L'epoca dell'eterno presente e l'evaporazione del futuro

01.12.2021

In Essere senza tempo, ho qualificato il nostro presente con le due espressioni complementari di “nichilismo della fretta” e di “accelerazione senza futuro”, a segnalare come l’odierno paesaggio del “capitalismo assoluto” necessiti della velocizzazione dei ritmi – funzionale al trionfo della logica dello scambio, della produzione e del profitto, oltre che alla logica illogica della crescita smisurata – ma non dell’avvenire. Buona parte delle sue energie vengono, anzi, spese in direzione di una desertificazione delle aspettative e di una sinergica eternizzazione del presente, in modo da scongiurare preventivamente, stroncandola alla radice, l’eventualità di un futuro diverso e di una trasformazione dell’assetto vigente.

Se, nei suoi esordi, il capitalismo aveva bisogno del futuro per potersi pensare come una realtà destinata a diventare globale, ora che ha effettivamente guadagnato tale statuto, nella forma della globalizzazione del mercato e dell’uniformazione planetaria del pensiero e degli stili di vita, può accontentarsi di un presente eternamente riprodotto. L’odierna “eclissi del futuro” (Marc Augé) – con annessa assolutizzazione del presente come orizzonte unico e, insieme, con naturalizzazione della dimensione storica – deve essere posta in relazione con una “società dei consumi” che aspira a mantenersi storicamente sempre uguale a se stessa, accelerando all’inverosimile i tempi di produzione e di consumo e, insieme, negando alla radice ogni possibilità e ogni pensabilità di un futuro diverso, dunque neutralizzando ogni passione utopica.

Per questa via, il presente invade il futuro, erodendolo dall’interno fino a disintegrarlo del tutto: l’odierno fanatismo dell’economia non ha più bisogno di futuri alternativi, ma mira semplicemente a un’eterna riproposizione dello stesso presente compiuta a velocità sempre maggiore, in coerenza con la crescita di profitto a velocità sempre più vertiginosa. In questa cornice, il solo futuro che il nostro mondo sembra potersi permettere è quello misurato tramite gli indici di incremento positivi della produzione, dell’economia e del PIL globale.

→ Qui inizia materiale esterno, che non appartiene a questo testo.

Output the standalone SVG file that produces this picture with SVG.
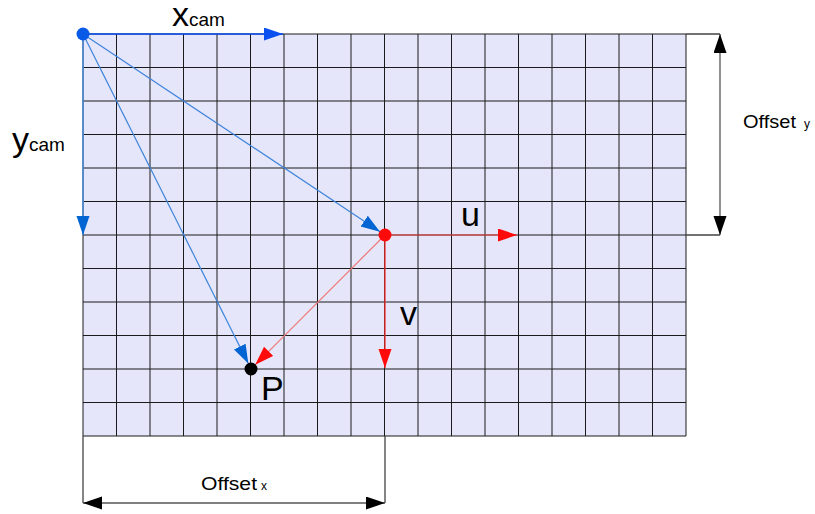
<svg xmlns="http://www.w3.org/2000/svg" width="815" height="514" viewBox="0 0 815 514">
  <style>
    .lbl { font-family: "Liberation Sans", Arial, sans-serif; fill: #000; }
    .big { font-size: 34px; }
    .sub { font-size: 19px; }
    .dim { font-size: 18.5px; }
    .dsub { font-size: 12px; }
    .grid { stroke: #1a1a1a; stroke-width: 1; fill: none; }
    .ext { stroke: #444; stroke-width: 1.3; fill: none; }
  </style>
  <defs>
    <marker id="ah-blue" markerUnits="userSpaceOnUse" markerWidth="20" markerHeight="14" refX="19" refY="6.5" orient="auto">
      <path d="M0,0 L19,6.5 L0,13 z" fill="#0a4ff0"/>
    </marker>
    <marker id="ah-blue2" markerUnits="userSpaceOnUse" markerWidth="20" markerHeight="14" refX="19" refY="6.5" orient="auto">
      <path d="M0,0 L19,6.5 L0,13 z" fill="#0064d2"/>
    </marker>
    <marker id="ah-red" markerUnits="userSpaceOnUse" markerWidth="20" markerHeight="14" refX="19" refY="6.5" orient="auto">
      <path d="M0,0 L19,6.5 L0,13 z" fill="#ff0a0a"/>
    </marker>
    <marker id="ah-black" markerUnits="userSpaceOnUse" markerWidth="20" markerHeight="14" refX="19" refY="6.5" orient="auto-start-reverse">
      <path d="M0,0 L19,6.5 L0,13 z" fill="#000"/>
    </marker>
  </defs>

  <g id="grid">
    <rect x="83" y="34" width="603" height="402" fill="#e6e6fa"/>
    <path class="grid" d="M83,34V436 M116.5,34V436 M150,34V436 M183.5,34V436 M217,34V436 M250.5,34V436 M284,34V436 M317.5,34V436 M351,34V436 M384.5,34V436 M418,34V436 M451.5,34V436 M485,34V436 M518.5,34V436 M552,34V436 M585.5,34V436 M619,34V436 M652.5,34V436 M686,34V436
      M83,34H686 M83,67.5H686 M83,101H686 M83,134.5H686 M83,168H686 M83,201.5H686 M83,235H686 M83,268.5H686 M83,302H686 M83,335.5H686 M83,369H686 M83,402.5H686 M83,436H686"/>
  </g>

  <g id="connectors">
    <line x1="83" y1="34" x2="283" y2="34" stroke="#0a4ff0" stroke-width="1.5" marker-end="url(#ah-blue)"/>
    <line x1="83" y1="34" x2="83" y2="235" stroke="#4a8ee0" stroke-width="1.5" marker-end="url(#ah-blue2)"/>
    <line x1="83" y1="34" x2="380" y2="231.7" stroke="#3c84dc" stroke-width="1.2" marker-end="url(#ah-blue2)"/>
    <line x1="83" y1="34" x2="248.3" y2="363.6" stroke="#3c84dc" stroke-width="1.2" marker-end="url(#ah-blue2)"/>
    <line x1="385" y1="235" x2="517" y2="235" stroke="#ff4040" stroke-width="1.2" marker-end="url(#ah-red)"/>
    <line x1="385" y1="235" x2="385" y2="368" stroke="#ff3030" stroke-width="1.3" marker-end="url(#ah-red)"/>
    <line x1="385" y1="235" x2="255.2" y2="364.8" stroke="#f07878" stroke-width="1.2" marker-end="url(#ah-red)"/>
    <path class="ext" d="M686,34H720 M686,235H720 M83,436V503 M385,436V503"/>
    <line x1="720" y1="34" x2="720" y2="235" stroke="#555" stroke-width="1.3" marker-start="url(#ah-black)" marker-end="url(#ah-black)"/>
    <line x1="83" y1="503" x2="385" y2="503" stroke="#555" stroke-width="1.3" marker-start="url(#ah-black)" marker-end="url(#ah-black)"/>
  </g>

  <g id="camera-origin">
    <circle cx="83" cy="34" r="6.5" fill="#0a5ae8"/>
  </g>
  <g id="center">
    <circle cx="385" cy="235" r="6.5" fill="#ff0a0a"/>
  </g>
  <g id="point-P">
    <circle cx="251" cy="369" r="6.5" fill="#000"/>
    <text class="lbl big" x="261" y="400">P</text>
  </g>

  <g id="labels">
    <text class="lbl" x="172" y="25.5"><tspan class="big">x</tspan><tspan class="sub">cam</tspan></text>
    <text class="lbl" x="12" y="151"><tspan class="big">y</tspan><tspan class="sub">cam</tspan></text>
    <text class="lbl big" x="461" y="225.5">u</text>
    <text class="lbl big" x="400" y="325">v</text>
    <text class="lbl dim" x="743" y="128" textLength="53" lengthAdjust="spacingAndGlyphs">Offset</text>
    <text class="lbl dsub" x="804" y="128">y</text>
    <text class="lbl dim" x="201" y="489.5" textLength="56" lengthAdjust="spacingAndGlyphs">Offset</text>
    <text class="lbl dsub" x="261" y="489.5">x</text>
  </g>
</svg>
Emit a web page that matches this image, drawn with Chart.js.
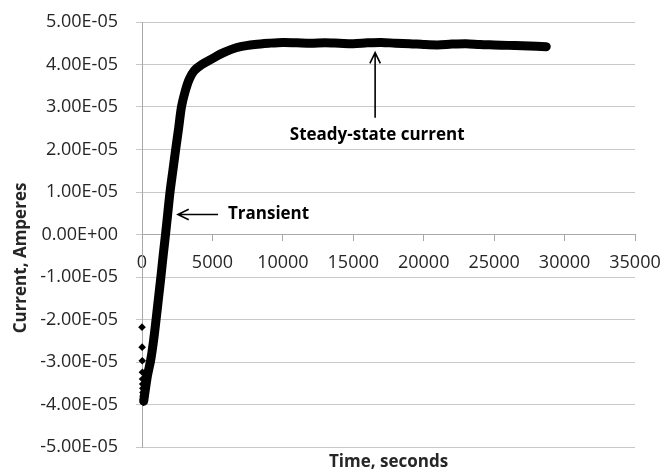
<!DOCTYPE html>
<html>
<head>
<meta charset="utf-8">
<script src="https://cdn.jsdelivr.net/npm/chart.js@4"></script>
<style>
  html, body { margin: 0; padding: 0; background: #fff; }
  #wrap { width: 666px; height: 472px; position: relative; }
</style>
</head>
<body>
<div id="wrap"><canvas id="chart"></canvas></div>
<script>
// First readings: current drops just after switch-on (points only)
const startTimes = [0, 10, 20, 30, 40, 50, 60, 70, 80, 90, 100];
const startCurrent = [-2.18e-5, -2.65e-5, -2.97e-5, -3.24e-5, -3.40e-5, -3.52e-5,
                      -3.62e-5, -3.72e-5, -3.80e-5, -3.88e-5, -3.95e-5];

// Transient rise and steady state
const curveTimes = [120, 250, 400, 620, 820, 1000, 1170, 1340, 1500, 1670, 1830, 1990,
                    2190, 2390, 2600, 2800, 3050, 3350, 3700, 4250, 4900, 5600, 6300,
                    7000, 8000, 9000, 10000, 11000, 12000, 13000, 14000, 15000, 16000,
                    17000, 18000, 19000, 20000, 21000, 22000, 23000, 24000, 25000,
                    26000, 27000, 28000, 28700];
const curveCurrent = [-3.92e-5, -3.62e-5, -3.30e-5, -2.95e-5, -2.50e-5, -2.00e-5, -1.50e-5,
                      -1.00e-5, -0.50e-5, 0.00e-5, 0.50e-5, 1.00e-5, 1.50e-5, 2.00e-5,
                      2.50e-5, 3.00e-5, 3.35e-5, 3.65e-5, 3.85e-5, 4.00e-5, 4.12e-5,
                      4.25e-5, 4.35e-5, 4.42e-5, 4.47e-5, 4.50e-5, 4.52e-5, 4.51e-5,
                      4.50e-5, 4.51e-5, 4.50e-5, 4.49e-5, 4.51e-5, 4.52e-5, 4.50e-5,
                      4.49e-5, 4.47e-5, 4.46e-5, 4.48e-5, 4.49e-5, 4.47e-5, 4.46e-5,
                      4.45e-5, 4.44e-5, 4.43e-5, 4.42e-5];

// Axis ticks
const xTickValues = [0, 5000, 10000, 15000, 20000, 25000, 30000, 35000];
const yTickValues = [-5e-5, -4e-5, -3e-5, -2e-5, -1e-5, 0, 1e-5, 2e-5, 3e-5, 4e-5, 5e-5];

const FONT = '"Open Sans", "Liberation Sans", sans-serif';
const TEXT = '#262626';

// Excel style 0.00E+00
function excelSci(v) {
  if (Math.abs(v) < 1e-15) return '0.00E+00';
  const parts = v.toExponential(2).split('e');
  const exp = parseInt(parts[1], 10);
  return parts[0] + 'E' + (exp < 0 ? '-' : '+') + String(Math.abs(exp)).padStart(2, '0');
}

function toPoints(xs, ys) {
  return xs.map((x, i) => ({ x: x, y: ys[i] }));
}

function drawArrow(ctx, x1, y1, x2, y2) {
  const ang = Math.atan2(y2 - y1, x2 - x1);
  const len = 12, spread = 0.45;
  ctx.beginPath();
  ctx.moveTo(x1, y1);
  ctx.lineTo(x2, y2);
  ctx.moveTo(x2 - len * Math.cos(ang - spread), y2 - len * Math.sin(ang - spread));
  ctx.lineTo(x2, y2);
  ctx.lineTo(x2 - len * Math.cos(ang + spread), y2 - len * Math.sin(ang + spread));
  ctx.stroke();
}

// Axis titles and the two notes
const notesPlugin = {
  id: 'notes',
  afterDraw(chart) {
    const ctx = chart.ctx;
    const xs = chart.scales.x, ys = chart.scales.y;
    const area = chart.chartArea;
    ctx.save();
    ctx.fillStyle = '#000';
    ctx.strokeStyle = '#000';
    ctx.lineWidth = 1.6;

    // Transient
    const ty = ys.getPixelForValue(0.47e-5);
    drawArrow(ctx, xs.getPixelForValue(5400), ty, xs.getPixelForValue(2550), ty);
    ctx.font = 'bold 17px ' + FONT;
    ctx.textAlign = 'left';
    ctx.textBaseline = 'middle';
    ctx.fillText('Transient', xs.getPixelForValue(6100), ty);

    // Steady-state current
    const sx = xs.getPixelForValue(16550);
    drawArrow(ctx, sx, ys.getPixelForValue(2.75e-5), sx, ys.getPixelForValue(4.28e-5));
    ctx.textAlign = 'center';
    ctx.fillText('Steady-state current', xs.getPixelForValue(16700), ys.getPixelForValue(2.33e-5));

    // axis titles
    ctx.fillStyle = TEXT;
    ctx.fillText('Time, seconds', (area.left + area.right) / 2, 462);
    ctx.translate(21, 258);
    ctx.rotate(-Math.PI / 2);
    ctx.fillText('Current, Amperes', 0, 0);
    ctx.restore();
  }
};

const ctx = document.getElementById('chart').getContext('2d');
const currentChart = new Chart(ctx, {
  type: 'scatter',
  data: {
    datasets: [{
      label: 'start',
      data: toPoints(startTimes, startCurrent),
      pointStyle: 'rectRot',
      pointRadius: 3.8,
      pointBorderWidth: 0,
      backgroundColor: '#000',
      borderColor: '#000',
      showLine: false,
      clip: false
    }, {
      label: 'current',
      data: toPoints(curveTimes, curveCurrent),
      showLine: true,
      borderColor: '#000',
      borderWidth: 9,
      borderCapStyle: 'round',
      borderJoinStyle: 'round',
      tension: 0.3,
      pointRadius: 0,
      clip: false
    }]
  },
  options: {
    responsive: true,
    maintainAspectRatio: false,
    animation: false,
    layout: { padding: { left: 0, right: 31, top: 22, bottom: 25 } },
    plugins: {
      legend: { display: false },
      tooltip: { enabled: false }
    },
    scales: {
      x: {
        type: 'linear',
        position: { y: 0 },
        min: 0,
        max: 35000,
        afterBuildTicks: (scale) => { scale.ticks = xTickValues.map(v => ({ value: v })); },
        afterFit: (scale) => { scale.paddingLeft = 0; scale.paddingRight = 0; },
        grid: { drawOnChartArea: false, drawTicks: true, tickLength: 6, color: '#a8a8a8' },
        border: { display: true, color: '#a8a8a8' },
        ticks: {
          maxRotation: 0,
          autoSkip: false,
          padding: 12,
          color: TEXT,
          font: { family: FONT, size: 18 },
          callback: (v) => String(v)
        }
      },
      y: {
        type: 'linear',
        min: -5e-5,
        max: 5e-5,
        afterBuildTicks: (scale) => { scale.ticks = yTickValues.map(v => ({ value: v })); },
        afterFit: (scale) => { scale.width = 142; scale.paddingTop = 0; scale.paddingBottom = 0; },
        grid: { color: '#c8c8c8', tickLength: 6 },
        border: { display: true, color: '#a8a8a8' },
        ticks: {
          padding: 18,
          color: TEXT,
          font: { family: FONT, size: 18 },
          callback: (v) => excelSci(v)
        }
      }
    }
  },
  plugins: [notesPlugin]
});
</script>
</body>
</html>
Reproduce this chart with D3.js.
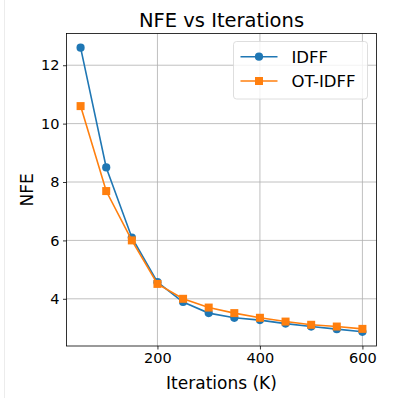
<!DOCTYPE html>
<html lang="en">
<head>
    <meta charset="UTF-8">
    <title>NFE vs Iterations</title>
    <script src="https://d3js.org/d3.v7.min.js"></script>
    <style>
        body {
            margin: 0;
            font-family: "DejaVu Sans", sans-serif;
            background: #fff;
        }
        .line {
            fill: none;
            stroke-width: 1.6;
        }
        .grid line {
            stroke: #b0b0b0;
            stroke-width: 0.8;
        }
    </style>
</head>
<body>
    <svg width="402" height="399"></svg>

    <script>
        const iterations = [50, 100, 150, 200, 250, 300, 350, 400, 450, 500, 550, 600];
        const idff = [12.6, 8.5, 6.1, 4.57, 3.89, 3.51, 3.35, 3.27, 3.15, 3.05, 2.96, 2.87];
        const otIdff = [10.6, 7.69, 6.0, 4.51, 4.0, 3.7, 3.51, 3.35, 3.22, 3.11, 3.05, 2.97];
        const xTicks = [200, 400, 600];
        const yTicks = [4, 6, 8, 10, 12];

        const margin = { top: 33.5, right: 25.5, bottom: 53, left: 66.5 };
        const width = 402 - margin.left - margin.right;
        const height = 399 - margin.top - margin.bottom;

        const root = d3.select("svg");

        // faint figure edge
        root.append("line")
            .attr("x1", 4.5).attr("x2", 4.5)
            .attr("y1", 0).attr("y2", 398)
            .attr("stroke", "#ececec");

        const svg = root.append("g")
            .attr("transform", `translate(${margin.left}, ${margin.top})`);

        const xPad = (600 - 50) * 0.05;
        const x = d3.scaleLinear().range([0, width])
            .domain([50 - xPad, 600 + xPad]);

        const allY = idff.concat(otIdff);
        const yMin = d3.min(allY), yMax = d3.max(allY);
        const yPad = (yMax - yMin) * 0.05;
        const y = d3.scaleLinear().range([height, 0])
            .domain([yMin - yPad, yMax + yPad]);

        // grid
        svg.append("g").attr("class", "grid")
            .selectAll("line").data(xTicks).join("line")
            .attr("x1", d => x(d)).attr("x2", d => x(d))
            .attr("y1", 0).attr("y2", height);
        svg.append("g").attr("class", "grid")
            .selectAll("line").data(yTicks).join("line")
            .attr("x1", 0).attr("x2", width)
            .attr("y1", d => y(d)).attr("y2", d => y(d));

        const xAxis = svg.append("g")
            .attr("transform", `translate(0,${height})`)
            .call(d3.axisBottom(x).tickValues(xTicks).tickSize(3.5).tickPadding(3.5).tickSizeOuter(0));
        const yAxis = svg.append("g")
            .call(d3.axisLeft(y).tickValues(yTicks).tickSize(3.5).tickPadding(3.5).tickSizeOuter(0));
        [xAxis, yAxis].forEach(a => {
            a.select(".domain").remove();
            a.selectAll("text").attr("font-size", "14.5px").attr("fill", "#000")
                .attr("font-family", "DejaVu Sans");
            a.selectAll("line").attr("stroke", "#000").attr("stroke-width", 0.8);
        });

        // frame
        svg.append("rect")
            .attr("width", width).attr("height", height)
            .attr("fill", "none").attr("stroke", "#000").attr("stroke-width", 0.8);

        const line = d3.line()
            .x((d, i) => x(iterations[i]))
            .y(d => y(d));

        svg.append("path")
            .datum(idff)
            .attr("class", "line")
            .attr("d", line)
            .style("stroke", "#1f77b4");
        svg.append("g").selectAll("circle").data(idff).join("circle")
            .attr("cx", (d, i) => x(iterations[i]))
            .attr("cy", d => y(d))
            .attr("r", 4.1)
            .attr("fill", "#1f77b4");

        svg.append("path")
            .datum(otIdff)
            .attr("class", "line")
            .attr("d", line)
            .style("stroke", "#ff7f0e");
        svg.append("g").selectAll("rect").data(otIdff).join("rect")
            .attr("x", (d, i) => x(iterations[i]) - 4)
            .attr("y", d => y(d) - 4)
            .attr("width", 8).attr("height", 8)
            .attr("fill", "#ff7f0e");

        // title and labels
        root.append("text")
            .attr("x", margin.left + width / 2).attr("y", 26.5)
            .attr("text-anchor", "middle")
            .attr("font-size", "19.5px")
            .text("NFE vs Iterations");
        root.append("text")
            .attr("x", margin.left + width / 2).attr("y", 389)
            .attr("text-anchor", "middle")
            .attr("font-size", "17px")
            .text("Iterations (K)");
        root.append("text")
            .attr("transform", `translate(33, ${margin.top + height / 2}) rotate(-90)`)
            .attr("text-anchor", "middle")
            .attr("font-size", "17px")
            .text("NFE");

        // legend
        const legend = root.append("g").attr("transform", "translate(233.5, 41.5)");
        legend.append("rect")
            .attr("width", 134).attr("height", 57.5)
            .attr("rx", 3)
            .attr("fill", "#fff").attr("fill-opacity", 0.8)
            .attr("stroke", "#d6d6d6").attr("stroke-width", 0.8);
        const entries = [
            { name: "IDFF", color: "#1f77b4", shape: "circle" },
            { name: "OT-IDFF", color: "#ff7f0e", shape: "square" }
        ];
        entries.forEach((e, i) => {
            const g = legend.append("g").attr("transform", `translate(0, ${15.2 + i * 24.3})`);
            g.append("line").attr("x1", 7).attr("x2", 44)
                .attr("stroke", e.color).attr("stroke-width", 1.6);
            if (e.shape === "circle") {
                g.append("circle").attr("cx", 25.5).attr("r", 4.1).attr("fill", e.color);
            } else {
                g.append("rect").attr("x", 21.5).attr("y", -4).attr("width", 8).attr("height", 8)
                    .attr("fill", e.color);
            }
            g.append("text").attr("x", 58).attr("y", 6)
                .attr("font-size", "16.5px")
                .text(e.name);
        });
    </script>
</body>
</html>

Il mercato come prodotto storico e sociale dell’azione umana dispiegantesi sub specie temporis – e, conseguentemente, come esito di un fare sociale che si realizza tramite la mediazione della temporalità storica – rimuove le tracce della propria determinazione storico-sociale. Lo fa con il duplice e sinergico obiettivo di annullare la propria genesi e cancellare la propria eventuale estinzione. Viene, per questa via, portata a compimento quella dinamica di naturalizzazione del sociale e di fatalizzazione della storia che è coessenziale al capitalismo post-1989.